Je perds la peur, l’insécurité, la méfiance ; je gagne la paix et ce sentiment de sécurité profond qui s’appuie sur une confiance indéfectible.

2 réflexions sur “L’abandon confiant à Dieu – Deuxième partie”

  1. Votre texte sur l’abandon me fait penser à une forme de démaîtrise. Renoncer à maîtriser sa vie surtout si elle revêt une forme de consécration. Le baptême est une consécration, n’est-ce pas ? Saint Bonaventure nous dit que dans le baptême, nous recevons comme en germe toute notre vie spirituelle.

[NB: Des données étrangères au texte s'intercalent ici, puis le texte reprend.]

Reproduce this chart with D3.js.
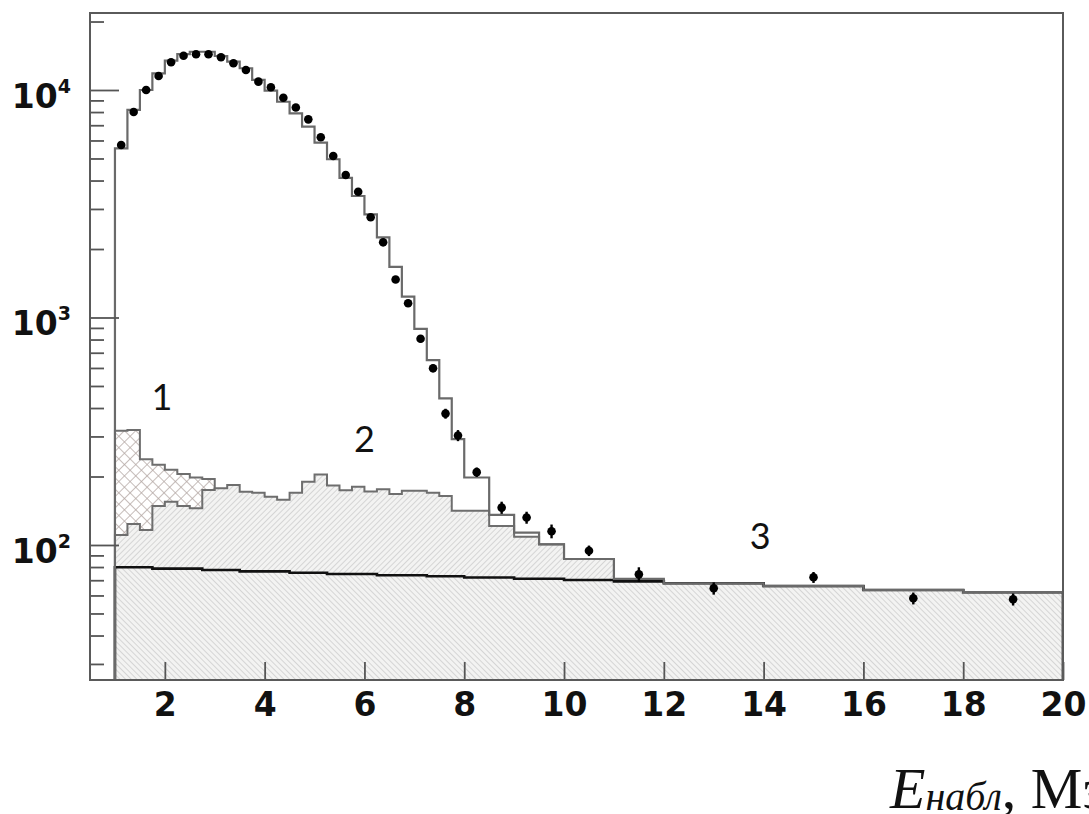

Nous sommes en état de réception, nous sommes en état de dépendance vis-à-vis même de Dieu. Je dirais la seule dépendance valable pour notre existence. L’abandon, tel que vous le présentez me semble bien être une forme de dé-maîtrise vis-à-vis de Celui qui est : l’Être par excellence. Et pour être avec l’Être, il m’apparaît en effet logique et important de se mettre à l’école de la Volonté de Dieu. La dé-maîtrise pour consentir à se laisser diriger par Dieu et vouloir ce que veut Dieu. Et participer à la vie même de Dieu. Un amour de participation. J’adhère à votre réflexion.

    1. Bonsoir Monsieur,
      Pardon de répondre si tardivement à votre commentaire concernant la conférence intitulée : l’abandon confiant à Dieu. Plusieurs difficultés techniques ont fait que je n’en ai pris connaissance que récemment.
      Il s’agit bien en effet de dé-maîtrise même si ce mot n’a pas été employé tel quel par la conférencière qui a plutôt choisi de parler d’abandon dans la confiance à la volonté d’amour de notre Père du Ciel. Cette volonté d’amour que tout chrétien, en véritable enfant de Dieu, doit s’évertuer à découvrir pour s’ajuster de plus en plus au Christ, et devenir ainsi fils dans le Fils. C’est retrouver notre filialité. Il s’agit d’un abandon actif car Dieu ne fera jamais rien sans notre “oui”, car Il respecte infiniment notre liberté. En fait c’est le “Fiat” de Marie qui nous est demandé… rien de plus, mais rien de moins non plus !
      L’auteur de cette conférence a rejoint brutalement la maison de notre Père du Ciel, c’est la raison pour laquelle je vous réponds à sa place. C’était une très belle âme, rayonnante. Elle s’appelait Sylvie. Si vous le souhaitez vous pouvez la prier pour qu’elle intercède pour vous.
      Belle fin d’Avent dans l’attente de la venue de notre Sauveur !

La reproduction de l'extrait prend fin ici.